Only the individual investor can answer whether he or she wants exposure to a crypto-based ETF. Commonly, however, investors of any ETF category put their money to work in these types of funds because of risk distribution. For instance, if you purchased shares of the SPDR SP 500 ETF Trust (NYSEARCA:SPY), one of its baskets of stocks going sour will not destroy your portfolio’s performance.

For traditional Wall Street investors who want exposure to cryptos, a bitcoin ETF would provide more familiarity. Although an exciting venture, a key drawback for the mainstreaming of virtual currency investments is security protocol. For instance, stakeholders who want direct control of their cryptos must ensure they maintain password discipline at all times.

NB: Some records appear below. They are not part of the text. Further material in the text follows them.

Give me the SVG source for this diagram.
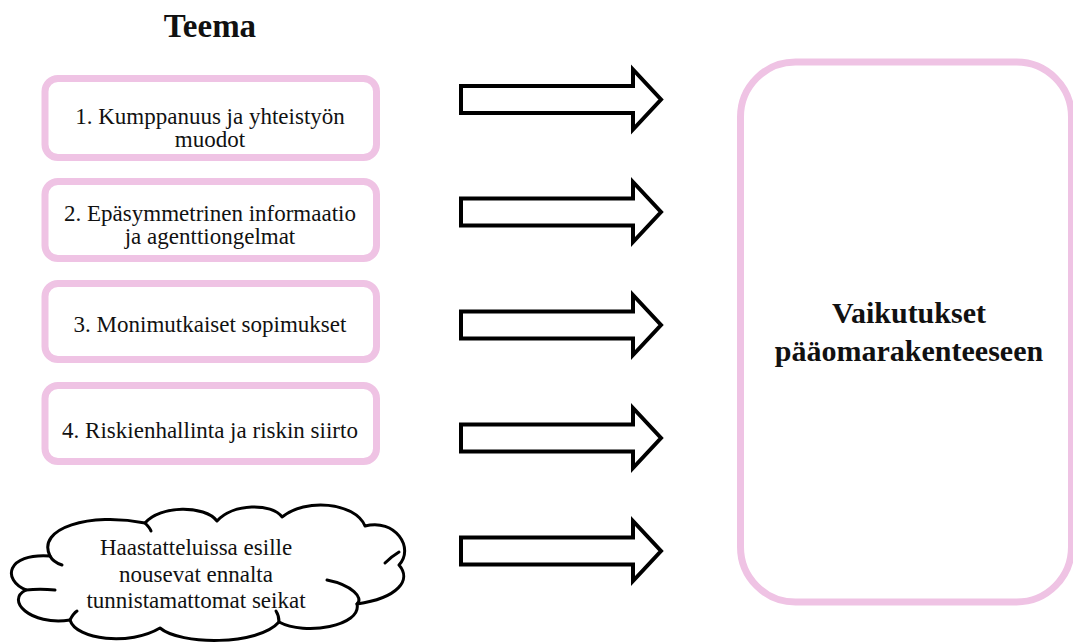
<svg xmlns="http://www.w3.org/2000/svg" width="1073" height="644" viewBox="0 0 1073 644">
  <style>
    .box { fill: #ffffff; stroke: #EFC3E4; stroke-width: 7; }
    .txt { font-family: "Liberation Serif", "Times New Roman", serif; font-size: 23px; fill: #111111; text-anchor: middle; }
    .bold { font-family: "Liberation Serif", "Times New Roman", serif; font-weight: bold; fill: #111111; text-anchor: middle; }
    .arrow { fill: #ffffff; stroke: #000000; stroke-width: 4; stroke-linejoin: miter; }
    .cloud { fill: #ffffff; stroke: #000000; stroke-width: 3; stroke-linecap: round; stroke-linejoin: round; }
    .hook { fill: none; stroke: #000000; stroke-width: 3; stroke-linecap: round; }
  </style>
  <defs>
    <path id="arr" d="M461,-13.5 H633 V-30 L661,0 L633,30 V13.5 H461 Z"/>
  </defs>
  <rect width="1073" height="644" fill="#ffffff"/>

  <g id="title">
    <text class="bold" x="210" y="37" font-size="33">Teema</text>
  </g>

  <g id="node1">
    <rect class="box" x="45" y="78.5" width="331.5" height="79" rx="13"/>
    <text class="txt" x="210" y="124">1. Kumppanuus ja yhteistyön</text>
    <text class="txt" x="210" y="147">muodot</text>
  </g>
  <g id="node2">
    <rect class="box" x="45" y="181.5" width="331.5" height="77" rx="13"/>
    <text class="txt" x="210" y="221">2. Epäsymmetrinen informaatio</text>
    <text class="txt" x="210" y="244">ja agenttiongelmat</text>
  </g>
  <g id="node3">
    <rect class="box" x="45" y="283.5" width="331.5" height="76" rx="13"/>
    <text class="txt" x="210" y="332">3. Monimutkaiset sopimukset</text>
  </g>
  <g id="node4">
    <rect class="box" x="45" y="385.5" width="331.5" height="76" rx="13"/>
    <text class="txt" x="210" y="438">4. Riskienhallinta ja riskin siirto</text>
  </g>

  <g id="node5">
    <path class="cloud" d="M50,556 C36,528 90,512 145,523 C160,505 205,505 217,521 C233,503 272,503 282,517 C305,498 355,502 365,526 C395,518 415,548 399,565 C412,580 398,598 357,604 C362,626 305,636 279,622 C258,646 180,645 160,628 C130,646 76,640 70,620 C30,626 5,600 26,590 C2,580 6,553 50,556 Z"/>
    <path class="hook" d="M50,556 C52,560 56,563 62,565"/>
    <path class="hook" d="M145,523 C148,526 150,528 151,531"/>
    <path class="hook" d="M26,590 C35,589 45,589 55,590"/>
    <path class="hook" d="M70,620 C72,616 74,613 77,611"/>
    <path class="hook" d="M385,563 C390,558 394,555 399,552"/>
    <path class="hook" d="M327,580 C352,585 364,598 357,604"/>
    <path class="hook" d="M279,622 C279,617 278,614 276,611"/>
    <text class="txt" x="196" y="555">Haastatteluissa esille</text>
    <text class="txt" x="196" y="582">nousevat ennalta</text>
    <text class="txt" x="196" y="608">tunnistamattomat seikat</text>
  </g>

  <g id="node6">
    <rect class="box" x="740.5" y="62" width="331" height="540" rx="55"/>
    <text class="bold" x="909" y="323" font-size="30">Vaikutukset</text>
    <text class="bold" x="909" y="361" font-size="30">pääomarakenteeseen</text>
  </g>

  <g id="connectors">
    <use href="#arr" class="arrow" y="99.5"/>
    <use href="#arr" class="arrow" y="212"/>
    <use href="#arr" class="arrow" y="325"/>
    <use href="#arr" class="arrow" y="438"/>
    <use href="#arr" class="arrow" y="551"/>
  </g>
</svg>
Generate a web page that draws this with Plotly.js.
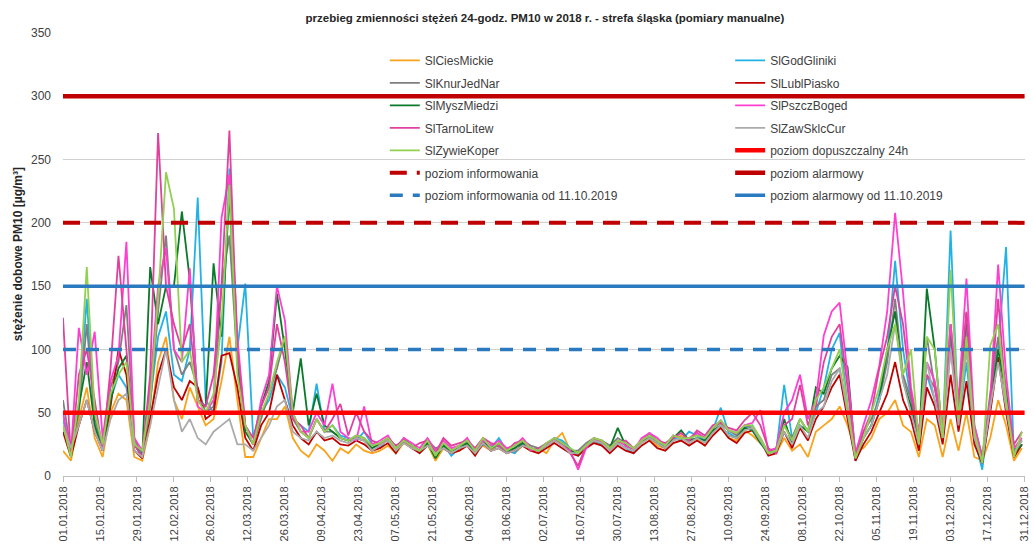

Of course, any lost passwords or errant transactions conducted through cold wallet infrastructures feature no centralized recourse. And even hot wallet services cannot account for every security concern or negative incident. Thus, crypto ETFs may appeal especially to people who are accustomed to traditional, centralized service platforms.

Pros of Crypto ETFs

Because the crypto surge has enjoyed unparalleled momentum, associated ETFs were an inevitability. Here are a few reasons why you may want to participate.

  • Trades like a stock: Although an ETF represents a basket of securities or assets, each unit is tradable just like any other stock. Therefore, equity investors can jump right in without any learning curve, other than performing due diligence on cryptocurrencies.
  • Possibly more stable: While cryptocurrencies are inherently volatile financial instruments, buying an ETF could be a more stable option than buying individual coins/tokens or specific crypto mining firm. Again, since you’re dealing with a basket of assets, one asset going down isn’t necessarily going to derail the entire portfolio.
  • Multiple ways to play: As the crypto sector matures, the underlying ETF market will probably mature in kind. That means over time, retail investors should see additional ways to participate in the market, including leveraged ETFs and inverse funds (for example, shorting or making money if the target sector falls in value).

Cons of Crypto ETFs

While ETFs bring more color and opportunities to the virtual currency market, you should be aware of these risk factors.

  • Mitigated upside: While ETFs help distribute risk through a broad exposure to cryptocurrencies (or whatever target asset class), this circumstance comes at a cost of upside mitigation. In other words, on any given day, not every asset within the basket will rise. Some will drag down the overall performance of your fund.
  • No 24/7/365 access: Cited as an advantage for certain investors, that ETFs trade like stocks can also be a clear disadvantage to others. That’s because by trading like a stock, you lose the decentralization tailwind that originally helped boost the crypto complex in the first place. Also, you won’t be able to respond to off-hour events if the exchange hosting your ETF is closed.
  • Zombie ETFs: Whether you’re talking stocks or cryptos, assets live or die by liquidity. Simply put, if no one wants to participate in your ETF of choice, the fund will likely languish. At that point, the asset management firm issuing the so-called zombie ETF will probably shut it down. You’ll get your money back but the damage to your portfolio could have already been done by then.

An Intriguing Concept but Do Your Homework

If diversification and risk management are important attributes to your investing strategy, then some exposure to crypto-based ETFs may make sense. For arguably most retail investors, ETFs are simple and intuitive. And years from now, you may be able to exercise multiple financial products, such as leveraged or inverse ETFs.

However, nothing in the capital markets function without risk. Therefore, please perform your due diligence before proceeding with any crypto or ETF investment.

Disclosure: The author holds a long position in BTC.